Une jeune femme émerge des sous-sols dans une ville morte. Il n'y a personne dans les rues et les volets sont clos ou se ferment. Elle sent une vibration qui s'amplifie. Elle se précipite et arrive sur les Champs Elysée où des soldats allemands défilent pour la première fois. La Jeune femme se souvient alors de la nuit du Diable Vert et des circonstances qui l'ont amenée dans cette situation.
Elle s'est réveillée au milieu de la nuit du 13 juin 1940. Son père n'était pas rentré. Elle se rappelle des conciliabules entre ce dernier et Simon et décide d'aller à leur recherche, sous le cimetière du Montparnasse. Dans les souterrains, elle trouve une lampe aux initiales de RC : Raymond Chiavarino, son père.

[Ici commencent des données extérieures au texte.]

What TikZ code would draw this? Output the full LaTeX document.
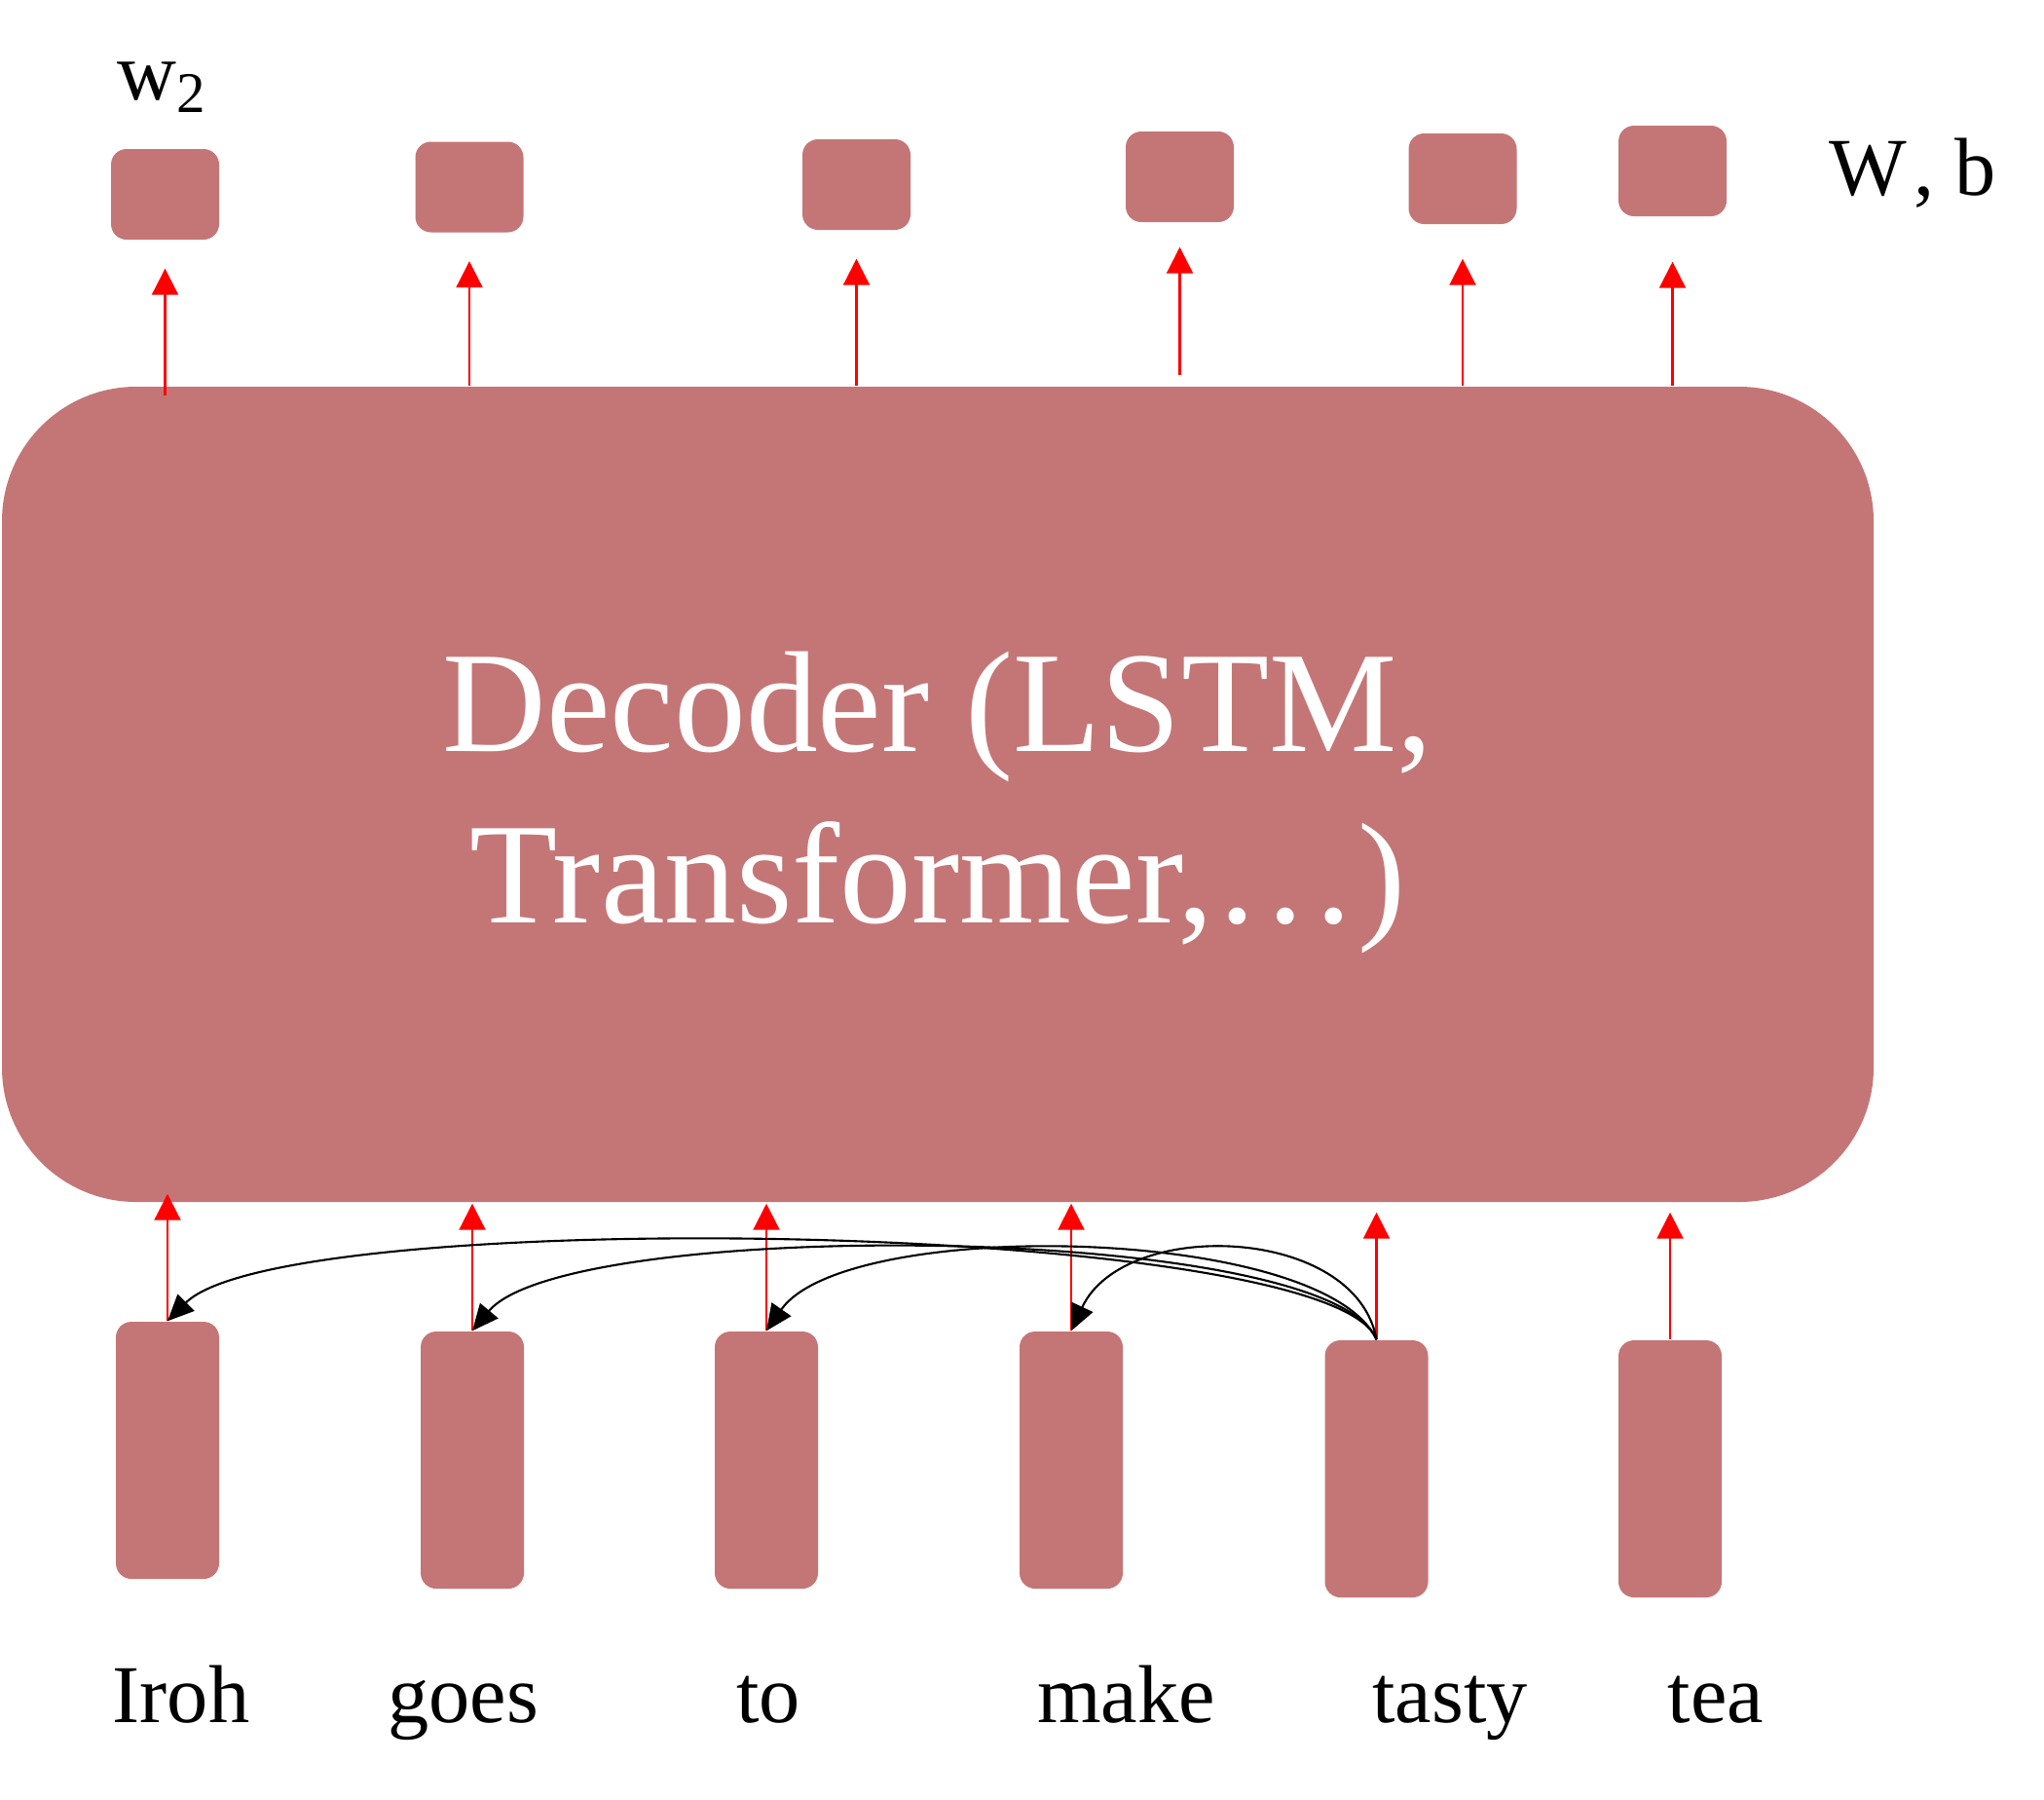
\documentclass[tikz,border=0pt]{standalone}
\usepackage{fontspec}
\setmainfont{Liberation Serif}
\usetikzlibrary{positioning}
\usetikzlibrary{arrows.meta}
\definecolor{rose}{RGB}{196,118,118}

\begin{document}
\begin{tikzpicture}[every node/.style={font=\fontsize{24}{28}\selectfont},
    block/.style={fill=rose, inner sep=0pt, rounded corners=0.16cm},
    wbox/.style={block, minimum width=1.11cm, minimum height=0.93cm},
    xbox/.style={block, minimum width=1.06cm, minimum height=2.64cm},
    up/.style={red, line width=0.6pt, -{Triangle[length=0.27cm, width=0.27cm]}},
    attn/.style={black, line width=0.6pt, -{Triangle[length=0.27cm, width=0.24cm]}}]
    \useasboundingbox (0,0) rectangle (20.99,-18.47);

    \node[block, rounded corners=1.38cm, minimum width=19.22cm, minimum height=8.37cm,
          text=white, align=center, font=\fontsize{42}{50}\selectfont]
          (dec) at (9.63,-8.155) {\rule{0pt}{34pt}Decoder (LSTM,\\Transformer,\ldots)};

    % output boxes
    \foreach \i/\x/\y/\s/\g in {1/1.695/1.995/-0.1cm/0.29cm, 2/4.82/1.92/0cm/0.29cm,
                                3/8.795/1.895/0cm/0.29cm, 4/12.115/1.815/0.11cm/0.25cm,
                                5/15.02/1.835/0cm/0.35cm, 6/17.175/1.755/0cm/0.46cm} {
        \node[wbox] (w\i) at (\x,-\y) {};
        \draw[up, shorten <=\s, shorten >=\g] (dec.north -| w\i) -- (w\i.south);
    }
    \node[anchor=base] (wlab) at (1.665,-1.02) {w\textsubscript{2}};
    \node[anchor=base] (wblab) at (19.64,-2.00) {W\kern0.08em, b};

    % input boxes
    \foreach \i/\x/\y/\g in {1/1.72/14.89/-0.09cm, 2/4.85/14.99/0.01cm, 3/7.87/14.99/0.01cm,
                             4/11.00/14.99/0.01cm, 5/14.135/15.08/0.1cm, 6/17.15/15.08/0.1cm} {
        \node[xbox] (x\i) at (\x,-\y) {};
        \draw[up, shorten >=\g] (x\i.north) -- (x\i.north |- dec.south);
    }
    \foreach \i/\x/\w in {1/1.86/Iroh, 2/4.755/goes, 3/7.89/to, 4/11.565/make, 5/14.89/tasty, 6/17.62/tea} {
        \node[anchor=base] (word\i) at (\x,-17.68) {\w};
    }

    % attention from tasty
    \draw[attn] (x5.north) to[out=110, in=45, out distance=1.3cm, in distance=1.7cm] (x1.north);
    \draw[attn] (x5.north) to[out=112, in=50, out distance=1.3cm, in distance=1.53cm] (x2.north);
    \draw[attn] (x5.north) to[out=115, in=55, out distance=1.3cm, in distance=1.43cm] (x3.north);
    \draw[attn] (x5.north) to[out=100, in=65, out distance=1.19cm, in distance=1.29cm] (x4.north);
\end{tikzpicture}
\end{document}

Une trappe dégagée attire son attention. Elle glisse et tombe parmi un ossuaire. Une lumière l'intrigue et elle découvre des amoncellements de crânes et d'os en forme de sculptures. Une ombre la fait fuir. Mais celle-ci la rattrape et lui agrippe la cheville. Un coup de sa lanterne lui donne le temps de s'échapper. Dans sa fuite, elle heurte violemment du front une grosse canalisation et s'assomme.
Ses idées remises en place, elle quitte les Champs Élysée pour se précipiter chez Simon, sûre de les trouver. Sur le palier, la porte de l'appartement a été défoncée, la lumière ne fonctionne plus. Une marmite bouillonne dans la cuisine. Ce qu'elle y découvre la fait dévaler les étages pour... vomir sur le trottoir. Elle pense avoir reconnu...la tête de Simon !
Elle se claquemure chez elle et se souvient... du jour de ses dix ans. Son père l'a emmenée dans les carrières, lui expliquant son travail, citant des anecdotes et l'existence du Diable Vert, une entité crainte par tous les carriers car ceux qui le croisent meurent dans l'année...
Jack Manini a retenu les carrières et autres souterrains de Paris pour décor de sa nouvelle série. Dans cet univers peu connu, labyrinthique, il fait évoluer son héroïne, une jeune fille qu'il malmène quelque peu. En quelques heures, elle perd son père, l'ami de celui-ci. Sa vie se transforme avec l'invasion de Paris et la rencontre d'un garçon entreprenant au caractère entier.
L'auteur joue avec l'attitude qu'un individu peut avoir face à l'accumulation de difficultés, à un destin mouvementé et funeste. Faut-il s'abandonner aux événements avec fatalisme ou faut-il se battre pour tenter de faire changer la situation ? Dans ce premier tome Jack Manini confronte son héroïne à une succession de circonstances qui obligent à des choix.
Le style est alerte et l'histoire, entrecoupée de nombreux flashs back, débouche sur une intrigue tortueuse à souhait. L'auteur manie réalité et fantastique, concret et irréel avec maestria. Ce diable est-il issu de l'imagination des carriers ou existe-t-il par la volonté de quelqu'un ?
Pour construire physiquement leur héroïne, les auteurs s'inspirent d'une jeune fille figurant sur la photo de classe de l'année 1939-1940, du collège technique des Arts Appliqués de Paris.
Michel Chevereau en reprend les traits pour une ressemblance frappante dans les pages relatives à l'adolescence de la jeune fille. Ce dernier signe un dessin réaliste, au style dépouillé mais qui laisse percer l'essentiel. Ses planches sont d'une lisibilité parfaite et le choix graphique des personnages permet une identification immédiate. Ses décors pour les carrières sont remarquables, bien valorisés par la mise en couleurs de Jack Manini.
Le Diable vert ouvre une série plus qu'attrayante qui donne envie d'être déjà en mars 2011 pour la parution du tome 2.